Humberto Castelo Branco, primeiro presidente da ditadura militar, morreu em 1967, num acidente aéreo em Fortaleza. O Piper Aztec em que voava com a sua comitiva foi atingido pela asa de um jato Lockheed, da Força Aérea Brasileira, que estranhamente aterrou sem problemas.
Em 1976, na Rodovia Presidente Dutra, que liga São Paulo e Rio de Janeiro, o Chevrolet Opala de Juscelino Kubitschek colidiu com uma viatura comercial carregada de gesso. O ex-presidente, conhecido pelas iniciais JK e por ter sido o fundador de Brasília, teve morte imediata num caso em que ainda em 2013 comissões discutiam se fora ou não acidente.
No mesmo ano, morreu João Goulart, o presidente antes do golpe militar. Oficialmente, de ataque cardíaco; segundo o Serviço Nacional de Informações, envenenado por agentes da Operação Condor, aliança nos anos 70 entre seis ditaduras militares da América do Sul e a CIA.
Nove anos depois, Tancredo Neves foi internado na véspera da tomada de posse como primeiro presidente pós-ditadura militar e acabaria por morrer um mês e uma semana depois, sem ocupar o cargo.
Líder da campanha de redemocratização do Brasil, o deputado Ulysses Guimarães morreu em 1992 na sequência de um desastre de helicóptero, em Angra dos Reis, no Rio de Janeiro. O seu corpo nunca foi encontrado.
Já em 2002, Celso Daniel, prefeito da cidade paulista de Santo André com fortes ambições políticas, foi sequestrado e morto. A polícia classificou o caso de "crime comum" mas a morte de sete testemunhas-chave nos anos subsequentes adensa o mistério.
Em 2014, um erro de pilotagem considerado "invulgar" por especialistas em aeronáutica levou à morte, na cidade de Santos, de Eduardo Campos, candidato à presidência em 2014 e terceiro classificado nas sondagens naquela ocasião, atrás de Dilma Rousseff e Aécio Neves.

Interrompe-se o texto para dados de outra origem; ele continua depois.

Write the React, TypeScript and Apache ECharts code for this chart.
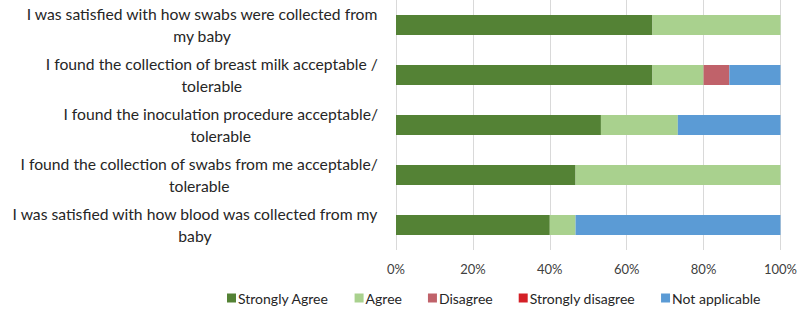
import React, { useEffect, useRef } from "react";
import * as echarts from "echarts";

const categories: string[][] = [
  ["I was satisfied with how swabs were collected from", "my baby"],
  ["I found the collection of breast milk acceptable /", "tolerable"],
  ["I found the inoculation procedure acceptable/", "tolerable"],
  ["I found the collection of swabs from me acceptable/", "tolerable"],
  ["I was satisfied with how blood was collected from my", "baby"],
];

const seriesNames = ["Strongly Agree", "Agree", "Disagree", "Strongly disagree", "Not applicable"];
const stronglyAgree = [66.7, 66.7, 53.3, 46.7, 40.0];
const agree = [33.3, 13.3, 20.0, 53.3, 6.7];
const disagree = [0, 6.7, 0, 0, 0];
const stronglyDisagree = [0, 0, 0, 0, 0];
const notApplicable = [0, 13.3, 26.7, 0, 53.3];
const xTicks = [0, 20, 40, 60, 80, 100];

const colors = ["#548235", "#A9D18E", "#C0626A", "#D42027", "#5B9BD5"];
const FONT = "Lato, 'Open Sans', sans-serif";

export default function App() {
  const ref = useRef<HTMLDivElement>(null);
  useEffect(() => {
    if (!ref.current) return;
    const chart = echarts.init(ref.current, undefined, { renderer: "svg" });
    const seriesData = [stronglyAgree, agree, disagree, stronglyDisagree, notApplicable];
    const catKeys = categories.map((c) => c.join("\n"));
    chart.setOption({
      animation: false,
      textStyle: { fontFamily: FONT },
      grid: { left: 396, right: 15, top: 0, bottom: 59, containLabel: false },
      legend: {
        top: 286,
        left: 222,
        itemWidth: 9,
        itemHeight: 9,
        itemGap: 26,
        icon: "rect",
        textStyle: { fontSize: 14, color: "#262626", fontFamily: FONT, padding: [0, 0, 0, -3] },
        data: seriesNames,
      },
      xAxis: {
        type: "value",
        min: xTicks[0],
        max: xTicks[xTicks.length - 1],
        interval: 20,
        axisLine: { show: false },
        axisTick: { show: false },
        splitLine: { show: true, lineStyle: { color: "#D9D9D9", width: 1 } },
        axisLabel: {
          formatter: (v: number) => `${v}%`,
          fontSize: 13,
          color: "#404040",
          margin: 12,
          fontFamily: FONT,
        },
      },
      yAxis: {
        type: "category",
        inverse: true,
        data: catKeys,
        axisLine: { show: false },
        axisTick: { show: false },
        axisLabel: {
          margin: 18,
          fontSize: 15.7,
          color: "#262626",
          fontFamily: FONT,
          formatter: (v: string) =>
            v
              .split("\n")
              .map((l) => `{c|${l}}`)
              .join("\n"),
          rich: {
            c: { align: "center", fontSize: 15.7, lineHeight: 22, color: "#262626", fontFamily: FONT },
          },
        },
      },
      series: seriesNames.map((name, i) => ({
        name,
        type: "bar",
        stack: "total",
        barWidth: 20,
        itemStyle: { color: colors[i] },
        data: seriesData[i],
      })),
    });
    return () => chart.dispose();
  }, []);
  return <div ref={ref} style={{ width: 800, height: 309, position: "absolute", left: 0, top: 0 }} />;
}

Mas do tamanho dramático do suicídio de Vargas, nada. Duas semanas antes, o seu inimigo Carlos Lacerda fora alvo de um atentado numa rua de Copacabana, de que resultou a morte de um segurança e ferimentos ligeiros no político. Como a investigação policial concluiu que três membros da guarda pessoal do presidente teriam planeado o atentado e um inquérito posterior chegou a associar o seu filho Maneco à trama, Getúlio Vargas sentiu o mundo ruir debaixo dos seus pés.
Com a imprensa e as forças armadas a exigirem a renúncia, Vargas convocou o seu ministério para uma reunião no Palácio do Catete no Rio (ainda não havia Brasília), onde lhe foi proposta a mesma solução.
Terminado o encontro, subiu ao quarto, vestiu o pijama, escreveu uma longa carta-testamento onde afirmava "sair da vida para entrar na história" e disparou contra o próprio coração. Conseguiu, com o seu ato extremo, o que queria: transformar-se num mito e baralhar o xadrez político de tal forma que nem Lacerda ou outro rival chegasse ao poder.
A vida, e o dia da morte, de Getúlio inspirou nove filmes, o último dos quais com Tony Ramos no papel do presidente; dezenas de livros, entre os quais O Homem Que Matou Getúlio Vargas, de Jô Soares; e músicas, como Dr. Getúlio, de Chico Buarque, além de um sem-fim de sambas e marchinhas de Carnaval.
A cada inverno, o suicídio do chamado "pai dos pobres" é recordado.
Em 1997, foi-o especialmente: o seu filho Maneco, o tal associado à trama do atentado de Lacerda, suicidou-se naquele inverno com um tiro de pistola de calibre 38 no peito. E neste inverno também: foi a vez do neto, um empresário de 61 anos conhecido como Getulinho, deixar amigos e familiares em choque ao tirar a própria vida com uma bala de revólver na têmpora.